The Croat National Assembly (HNS), the umbrella organisation of the largest Croat parties in Bosnia and Herzegovina, on Saturday suggested abolishing the Bosniak-Croat majority Federation (FBiH) entity following a joint proposal by the predominantly Bosniak Democratic Action Party (SDA) and the Social Democratic Party (SDP) to take away the powers of ten cantons in which the Croats have significant influence.
The initiative to abolish assemblies and governments in ten cantons was proposed by the SDP and was backed by the SDA at its meeting on Friday. They said this was important for further streamlining of government.
The HNS described the move as an attempt to bring down the Dayton Peace Agreement, suggesting that it would be more cost-effective to abolish the Federation entity altogether.

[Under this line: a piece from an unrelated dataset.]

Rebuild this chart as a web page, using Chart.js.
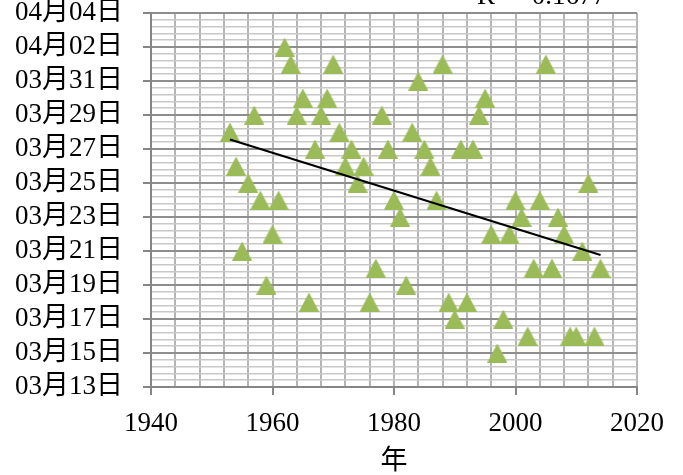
<!DOCTYPE html>
<html>
<head>
<meta charset="utf-8">
<script src="https://cdn.jsdelivr.net/npm/chart.js@4"></script>
<style>
  html, body { margin: 0; padding: 0; background: #ffffff; }
  #wrap { width: 683px; height: 475px; }
</style>
</head>
<body>
<div id="wrap"><canvas id="chart" width="683" height="475"></canvas></div>
<script>
// Year of each observation
const years = [
  1953, 1954, 1955, 1956, 1957, 1958, 1959, 1960, 1961, 1962,
  1963, 1964, 1965, 1966, 1967, 1968, 1969, 1970, 1971, 1972,
  1973, 1974, 1975, 1976, 1977, 1978, 1979, 1980, 1981, 1982,
  1983, 1984, 1985, 1986, 1987, 1988, 1989, 1990, 1991, 1992,
  1993, 1994, 1995, 1996, 1997, 1998, 1999, 2000, 2001, 2002,
  2003, 2004, 2005, 2006, 2007, 2008, 2009, 2010, 2011, 2012,
  2013, 2014
];

// Date of each observation, counted in days from 1 March (04月01日 = 32)
const dayOfMarch = [
  28, 26, 21, 25, 29, 24, 19, 22, 24, 33,
  32, 29, 30, 18, 27, 29, 30, 32, 28, 26,
  27, 25, 26, 18, 20, 29, 27, 24, 23, 19,
  28, 31, 27, 26, 24, 32, 18, 17, 27, 18,
  27, 29, 30, 22, 15, 17, 22, 24, 23, 16,
  20, 24, 32, 20, 23, 22, 16, 16, 21, 25,
  16, 20
];

// Axis tick labels (major ticks only)
const xTickLabels = ['1940', '1960', '1980', '2000', '2020'];
const yTickLabels = [
  '03月13日', '03月15日', '03月17日', '03月19日', '03月21日', '03月23日',
  '03月25日', '03月27日', '03月29日', '03月31日', '04月02日', '04月04日'
];

const xAxisTitle = '年';

// Axis ranges: major unit and minor unit (one fifth of the major)
const X_MIN = 1940, X_MAX = 2020, X_MAJOR = 20, X_MINOR = 4;
const Y_MIN = 13, Y_MAX = 35, Y_MAJOR = 2, Y_MINOR = 0.4;

const SERIF = "'Liberation Serif', 'Noto Sans CJK JP', serif";
const MARKER_GREEN = '#9BBB59';

// Least-squares linear trend
function linearFit(xs, ys) {
  const n = xs.length;
  const mx = xs.reduce((a, b) => a + b, 0) / n;
  const my = ys.reduce((a, b) => a + b, 0) / n;
  let sxy = 0, sxx = 0, syy = 0;
  for (let i = 0; i < n; i++) {
    sxy += (xs[i] - mx) * (ys[i] - my);
    sxx += (xs[i] - mx) ** 2;
    syy += (ys[i] - my) ** 2;
  }
  const slope = sxy / sxx;
  return { slope, intercept: my - slope * mx, r2: (sxy * sxy) / (sxx * syy) };
}
const fit = linearFit(years, dayOfMarch);
const firstYear = years[0], lastYear = years[years.length - 1];

// Triangle marker drawn once on a small canvas
function makeTriangle(w, h, color) {
  const c = document.createElement('canvas');
  c.width = w; c.height = h;
  const g = c.getContext('2d');
  g.fillStyle = color;
  g.beginPath();
  g.moveTo(w / 2, 0);
  g.lineTo(w, h);
  g.lineTo(0, h);
  g.closePath();
  g.fill();
  return c;
}
const triangle = makeTriangle(20, 19, MARKER_GREEN);

function tickValues(min, max, step) {
  const out = [];
  const n = Math.round((max - min) / step);
  for (let i = 0; i <= n; i++) out.push({ value: Math.round((min + i * step) * 1000) / 1000 });
  return out;
}
function majorIndex(v, min, major) {
  const k = (v - min) / major;
  return Math.abs(k - Math.round(k)) < 1e-6 ? Math.round(k) : -1;
}

// Coefficient of determination label next to the trend line
const trendLabel = {
  id: 'trendLabel',
  afterDraw(chart) {
    const ctx = chart.ctx;
    ctx.save();
    ctx.font = '27px ' + SERIF;
    ctx.fillStyle = '#000';
    ctx.textAlign = 'left';
    ctx.textBaseline = 'alphabetic';
    ctx.fillText('R² = ' + fit.r2.toFixed(4), 477, 4);
    ctx.restore();
  }
};

new Chart(document.getElementById('chart'), {
  type: 'scatter',
  data: {
    datasets: [
      {
        type: 'line',
        order: 0,
        data: [
          { x: firstYear, y: fit.intercept + fit.slope * firstYear },
          { x: lastYear, y: fit.intercept + fit.slope * lastYear }
        ],
        borderColor: '#000000',
        borderWidth: 2,
        pointRadius: 0,
        fill: false
      },
      {
        order: 1,
        data: years.map((yr, i) => ({ x: yr, y: dayOfMarch[i] })),
        pointStyle: triangle,
        pointRadius: 10,
        showLine: false
      }
    ]
  },
  options: {
    responsive: false,
    animation: false,
    events: [],
    devicePixelRatio: 1,
    layout: { padding: { left: 0, top: 13, right: 46, bottom: 0 } },
    plugins: { legend: { display: false }, tooltip: { enabled: false } },
    scales: {
      x: {
        type: 'linear',
        min: X_MIN,
        max: X_MAX,
        afterBuildTicks: s => { s.ticks = tickValues(X_MIN, X_MAX, X_MINOR); },
        afterFit: s => { s.height = 88; s.paddingLeft = 0; s.paddingRight = 0; },
        ticks: {
          autoSkip: false,
          maxRotation: 0,
          padding: 13,
          color: '#000',
          font: { family: SERIF, size: 27 },
          callback: v => { const k = majorIndex(v, X_MIN, X_MAJOR); return k >= 0 ? xTickLabels[k] : ''; }
        },
        grid: {
          color: '#b4b4b4',
          lineWidth: 2,
          tickLength: 8,
          tickColor: c => (c.tick && majorIndex(c.tick.value, X_MIN, X_MAJOR) >= 0) ? '#868686' : 'rgba(0,0,0,0)',
          tickWidth: 2
        },
        border: { color: '#868686', width: 2 },
        title: {
          display: true,
          text: xAxisTitle,
          color: '#000',
          font: { family: SERIF, size: 27, lineHeight: 1.0 },
          padding: { top: 0, bottom: 0 }
        }
      },
      y: {
        type: 'linear',
        min: Y_MIN,
        max: Y_MAX,
        afterBuildTicks: s => { s.ticks = tickValues(Y_MIN, Y_MAX, Y_MINOR); },
        afterFit: s => { s.width = 151; s.paddingTop = 0; s.paddingBottom = 0; },
        ticks: {
          autoSkip: false,
          padding: 20,
          color: '#000',
          font: { family: SERIF, size: 27 },
          callback: v => { const k = majorIndex(v, Y_MIN, Y_MAJOR); return k >= 0 ? yTickLabels[k] : ''; }
        },
        grid: {
          color: c => (c.tick && majorIndex(c.tick.value, Y_MIN, Y_MAJOR) >= 0) ? '#8e8e8e' : '#c8c8c8',
          lineWidth: c => (c.tick && majorIndex(c.tick.value, Y_MIN, Y_MAJOR) >= 0) ? 2 : 1.5,
          tickLength: 8,
          tickColor: c => (c.tick && majorIndex(c.tick.value, Y_MIN, Y_MAJOR) >= 0) ? '#868686' : 'rgba(0,0,0,0)',
          tickWidth: 2
        },
        border: { color: '#868686', width: 2 }
      }
    }
  },
  plugins: [trendLabel]
});
</script>
</body>
</html>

“The key to all problems is indeed in the Federation, and not in the cantons,” the HNS said in a statement on Saturday. In that way it would be possible to carry out electoral reform which was the subject of intensive talks in recent weeks between leading Bosniak and Croat parties and US and EU officials.
“The abolishment of the Federation would help implement the Constitutional Court rulings which Bosniak unitarists are skilfully avoiding, and some of them were initiated by themselves,” the HNS said.
The HNS noted that within the counties there was not a single outstanding political issue standing in Bosnia and Herzegovina's way to EU membership.
The Federation entity, consisting of ten cantons, of which six with a majority Bosniak population and four with a majority Croat population, was established under the 1994 Washington Agreement brokered by the US, Croatia and Turkey. The agreement ended the Bosniak-Croat armed conflict within Bosnia and Herzegovina.
The 1995 Dayton Agreement affirmed the administrative division of Bosnia and Herzegovina into two entities – the Federation and the Serb entity called Republika Srpska. The cantons have considerable powers in several areas, based on which the Croats, as the smallest of the three constituent peoples, can prevent their complete marginalisation in the country.